2021–2022 Walden University Student Handbook (September 2021) 
    May 28, 2022  
2021–2022 Walden University Student Handbook (September 2021) [ARCHIVED CATALOG]

Undergraduate Minors

Return to: Other Undergraduate Options  

Program Major/Minor/Concentration Comparison

Program Element Minimum Credit Hours Minimum Number of Courses Minimum Percent of Degree

Upper-Level Requirement

Distinct Learning Outcomes? Required?
Major 45 9 30% Varies Yes Yes
Minor 24–30 6 20% Two courses No No
Concentration* 20–36 3 Varies One course No No
General Education 45–70 9 25% Varies Yes Yes
OVERALL DEGREE 180 37 (or more) 100% 30% (or more) Yes  

 *Concentrations are not required for all undergraduate degrees.

A program is a prescribed course of study leading to a degree or certificate. A program encompasses the student’s major, minor, concentration or specialization, and/or emphasis. An example would be a program leading to a B.A. in Journalism degree.

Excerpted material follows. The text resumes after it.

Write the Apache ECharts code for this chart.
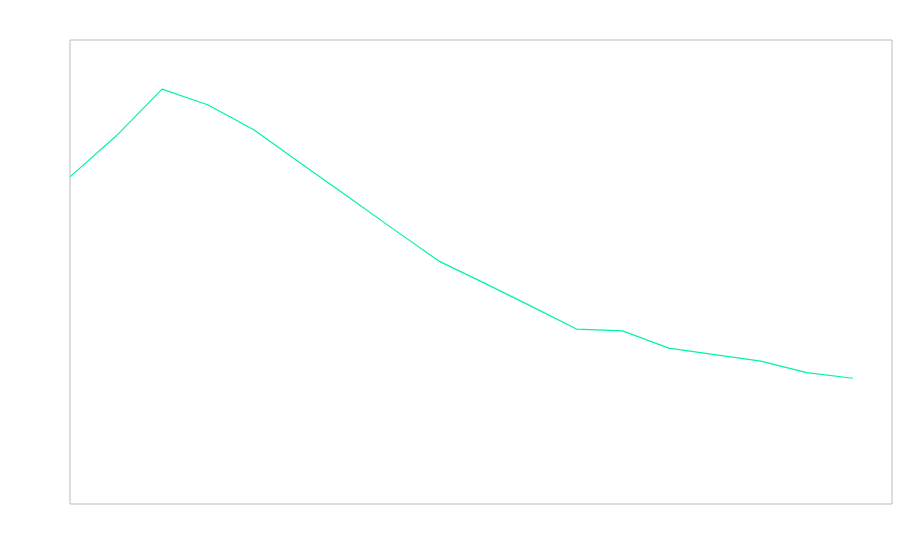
<!DOCTYPE html>
<html>
<head>
<meta charset="utf-8">
<script src="https://cdn.jsdelivr.net/npm/echarts@6/dist/echarts.min.js"></script>
<style>html,body{margin:0;padding:0;background:#fff;}#c{width:900px;height:560px;}</style>
</head>
<body>
<div id="c"></div>
<script>
var xIndex = [0,1,2,3,4,5,6,7,8,9,10,11,12,13,14,15,16,17];
var values = [70.5,79.3,89.4,86.0,80.6,73.5,66.5,59.4,52.4,47.6,42.7,37.7,37.3,33.6,32.2,30.8,28.3,27.1];

var chart = echarts.init(document.getElementById('c'), null, {renderer: 'canvas'});
chart.setOption({
  animation: false,
  backgroundColor: '#fff',
  grid: {left: 70, right: 8, top: 40, bottom: 56, show: true, borderColor: '#bbbbbb', borderWidth: 1, backgroundColor: 'transparent'},
  xAxis: {type: 'value', min: 0, max: 17.85, show: false},
  yAxis: {type: 'value', min: 0, max: 100, show: false},
  series: [{
    type: 'line',
    data: xIndex.map(function (x, i) { return [x, values[i]]; }),
    showSymbol: false,
    lineStyle: {color: '#00f59c', width: 1.2},
    itemStyle: {color: '#00f59c'}
  }]
});
</script>
</body>
</html>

In the United States, an academic major is the academic discipline to which an undergraduate student formally commits. A student who successfully completes the courses prescribed in an academic major qualifies for an undergraduate degree. The amount of latitude a student has in choosing courses varies from program to program. Typically, the courses of an academic major are spread out over several academic terms. From the example above, the academic major would be “journalism.”

An academic minor is a college or university student’s declared secondary field of study or specialization during his or her undergraduate studies. The minor is in a discipline or field of study different than the major. Each college or university sets its own regulations for necessary course work that constitutes an academic minor. Again, using the example above, the academic minor might be “business” because it is a field of study different than the major.

The concentration (for undergraduates; or specialization for graduates) is defined as a subset of the major academic discipline. An example might be “magazine journalism” because it is a smaller, more defined subset of the larger discipline of journalism.